2015年11月16日星期一

Yo, What About Guatemala?

As the fine blog at Worldhum noted last week, coverage of the natural disaster in Guatemala has been conspicuous in its absence, especially in the media of its almost-neighbor to the north, the U.S.

Courtesy of the Tyndall Report , here’s a breakdown on last week’s broadcast coverage by the three major networks:
Broadcast Coverage by Minutes (ABC, CBS, NBC)*.

1. Kashmir earthquake: kills at least 30,000 58 mins.
2. Hurricane Katrina aftermath along Gulf Coast 32 mins.
3. Iraq constitution: referendum vote previewed 26 mins.
4. Floods, heavy rains along eastern seaboard 17 mins.
5. Influenza: avian strain outbreak feared 12 mins.
6. Justice Harriet Miers nomination debated 11 mins.
7. Iraq combat: US-led fighting continues 10 mins.
8. Nuclear proliferation to terrorists feared 7 mins.
9. Catholic Church pedophile priests scandal 6 mins.
10. Police: New Orleans suspect beating video 6 mins.

* Coverage for the week of October 10 – 14, 2005.

It is gratifying to see the Kashmir earthquake get its due, but do 40,000 or more people have to die to get some news coverage? Well actually, no–if it’s on home soil. The Hurricane Katrina story is still alive and well, even though just as many people died in Guatemala and a greater percentage of the population is homeless. At least in New Orleans they could find the dead bodies; in Guatemala they’re permanently buried in the hardening mud. And I know it’s not all about numbers, but the networks spent far more time on floods in the northeast US that everyone saw coming (that killed 11 people) than they did on mudslides in Central America that came out of nowhere (and killed 650+).

Thankfully we can rely on the two news outlets who actually cover international news as reporters, not sensationalists: the BBC and National Public Radio. (A coincidence that they are funded mostly by the public and don’t have to please advertisers?)

NPR Guatemala Stories

BBC Guatemala Stories

Chalk some of this up to the fact that the general public is ready to curl up in a safe place and forget it all. We started out the year with a devastating tsunami, followed by scores of floods, earthquakes, plane crashes, bombings, mudslides, forest fires, genocide, and who knows what else. If you get through 2006 without a scrape from a disaster or a terrorist, you would seem to be blessed. So if there’s a bit of charity fatique going on, it’s understandable.

But guess what? If you’re still alive and your possessions are intact, it’s time to dig down and give again. I’ll leave it up to you to decide where, but based on what’s coming out in the news about the terrible job the Red Cross has been doing in Louisiana and Mississippi, there’s something to the argument that big, bureacratic charities tend to operate like big bureacracies.

Check out Charity Navigator to see what organizations are putting their money to good use.
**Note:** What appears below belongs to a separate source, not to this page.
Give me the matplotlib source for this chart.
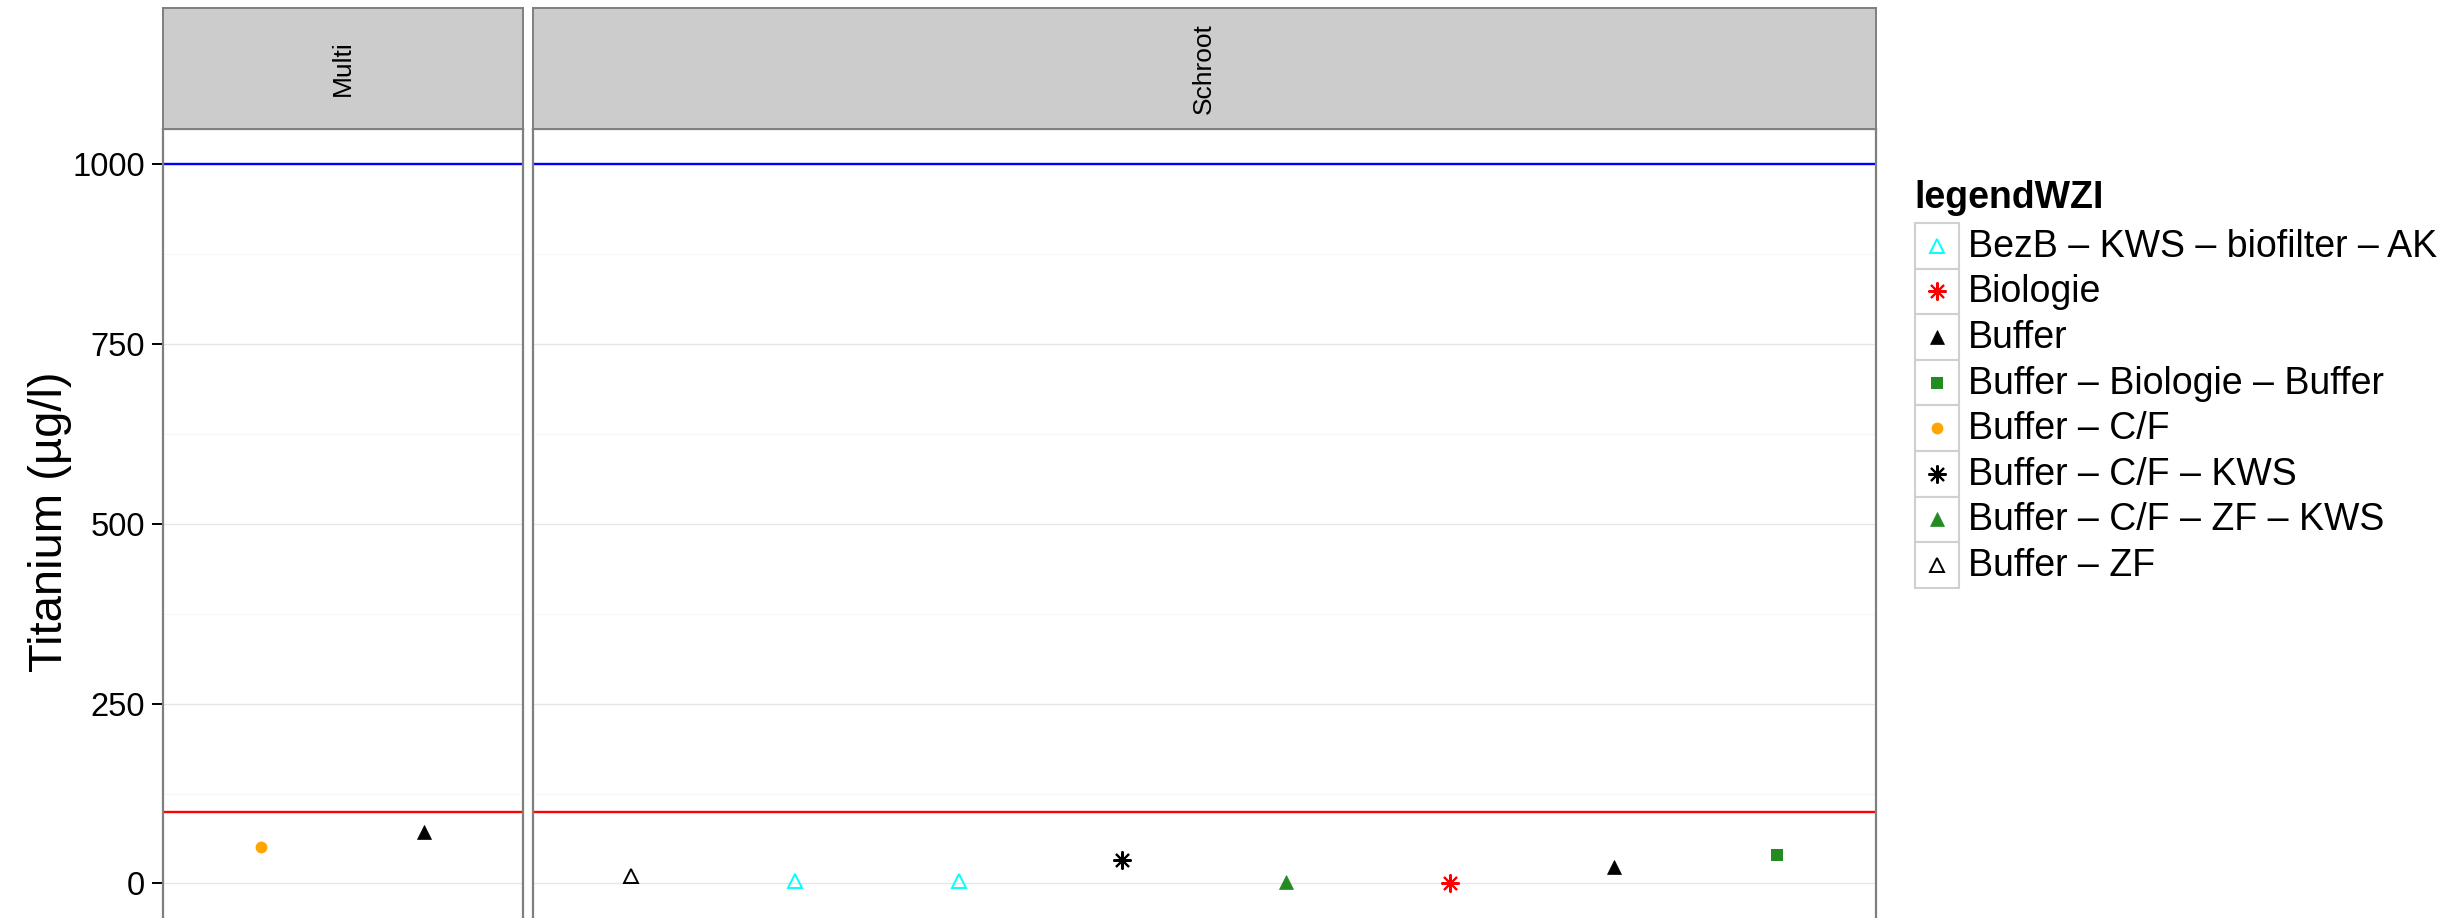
import matplotlib
matplotlib.use("Agg")
import matplotlib.pyplot as plt
from matplotlib.patches import Rectangle

plt.rcParams['font.family'] = ['Liberation Sans', 'DejaVu Sans']

# groups (legend order) and their marker styles
groups = ['BezB – KWS – biofilter – AK', 'Biologie', 'Buffer',
          'Buffer – Biologie – Buffer', 'Buffer – C/F', 'Buffer – C/F – KWS',
          'Buffer – C/F – ZF – KWS', 'Buffer – ZF']
group_colors = ['#00FFFF', '#FF0000', '#000000', '#228B22',
                '#FFA500', '#000000', '#228B22', '#000000']

# panel data (sample order along x)
multi_groups = ['Buffer – C/F', 'Buffer']
multi_values = [51, 71]
schroot_groups = ['Buffer – ZF', 'BezB – KWS – biofilter – AK',
                  'BezB – KWS – biofilter – AK', 'Buffer – C/F – KWS',
                  'Buffer – C/F – ZF – KWS', 'Biologie', 'Buffer',
                  'Buffer – Biologie – Buffer']
schroot_values = [10, 3.5, 3.5, 32, 2.5, 0.4, 23, 39]

limit_high = 1000
limit_low = 100
yticks = [0, 250, 500, 750, 1000]
yminor = [125, 375, 625, 875]


def marker_kw(group):
    c = group_colors[groups.index(group)]
    kw = dict(color=c, linestyle='none')
    if group in ('BezB – KWS – biofilter – AK', 'Buffer – ZF'):
        kw.update(marker='^', ms=10, mfc='none', mec=c, mew=1.4)
    elif group in ('Biologie', 'Buffer – C/F – KWS'):
        kw.update(marker=(8, 2, 0), ms=13, mec=c, mew=1.5)
    elif group in ('Buffer', 'Buffer – C/F – ZF – KWS'):
        kw.update(marker='^', ms=10, mfc=c, mec=c, mew=0.5)
    elif group == 'Buffer – Biologie – Buffer':
        kw.update(marker='s', ms=9, mfc=c, mec=c, mew=0)
    else:
        kw.update(marker='o', ms=8.5, mfc=c, mec=c, mew=0)
    return kw


W, H = 2445, 918
fig = plt.figure(figsize=(W / 100, H / 100), dpi=100)

panel_bottom = 0.0
panel_h = (H - 129) / H
strip_h = (129 - 8) / H
panels = [
    ('Multi', 163 / W, (522.5 - 163) / W, multi_groups, multi_values),
    ('Schroot', 533 / W, (1875.5 - 533) / W, schroot_groups, schroot_values),
]

for i, (name, left, width, grp, vals) in enumerate(panels):
    ax = fig.add_axes([left, panel_bottom, width, panel_h])
    ax.set_xlim(0.4, len(vals) + 0.6)
    ax.set_ylim(-48, 1049)
    for y in yminor:
        ax.axhline(y, color='#F5F5F5', lw=0.8, zorder=0)
    for y in yticks:
        ax.axhline(y, color='#E6E6E6', lw=1.0, zorder=0)
    ax.axhline(limit_high, color='#0000FF', lw=1.7, zorder=2)
    ax.axhline(limit_low, color='#FF0000', lw=1.7, zorder=2)
    for j, (g, v) in enumerate(zip(grp, vals)):
        ax.plot(j + 1, v, zorder=3, **marker_kw(g))
    for s in ax.spines.values():
        s.set_color('#7F7F7F')
        s.set_linewidth(1.6)
    ax.spines['bottom'].set_visible(False)
    ax.set_xticks([])
    ax.set_yticks(yticks)
    if i == 0:
        ax.tick_params(axis='y', labelsize=23.5, length=8, width=1.4,
                       color='black', labelcolor='black', pad=5)
    else:
        ax.tick_params(axis='y', left=False, labelleft=False)

    sax = fig.add_axes([left, panel_bottom + panel_h, width, strip_h])
    sax.set_facecolor('#CCCCCC')
    sax.set_xticks([])
    sax.set_yticks([])
    for s in sax.spines.values():
        s.set_color('#7F7F7F')
        s.set_linewidth(1.4)
    sax.text(0.5, 0.5, name, rotation=90, ha='center', va='center',
             fontsize=19, transform=sax.transAxes)

fig.text(50 / W, 1 - 522 / H, 'Titanium (µg/l)', rotation=90,
         ha='center', va='center', fontsize=34)

# legend drawn in pixel coordinates
lax = fig.add_axes([0, 0, 1, 1], facecolor='none')
lax.set_xlim(0, W)
lax.set_ylim(H, 0)
lax.axis('off')
lax.text(1914, 198, 'legendWZI', fontsize=27, fontweight='bold',
         ha='left', va='center')
key_top, key_h = 223, 45.6
for k, g in enumerate(groups):
    y0 = key_top + k * key_h
    lax.add_patch(Rectangle((1915, y0), 44, key_h, facecolor='white',
                            edgecolor='#D0D0D0', lw=1.5))
    lax.plot(1937, y0 + key_h / 2, **marker_kw(g))
    lax.text(1968, y0 + key_h / 2 + 1, g, fontsize=27, ha='left', va='center')

fig.savefig('out.png', dpi=100)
I’m a big fan of social entrepreneurism: loan a man money for a fishing boat so he can start earning a living, rather than making him sit around a year waiting for red tape to clear to give him a new one. Make microloans to local construction companies who will get things happening in a hurry since they already have suppliers and a staff. That’s a simplistic disaster scenario of what kind of work the Grameen Foundation does, so go check out their website and find out more. They’re accomplishing great things in a lot of places, and giving people a way to make a living and get going again, not a way to become permanently dependent on aid.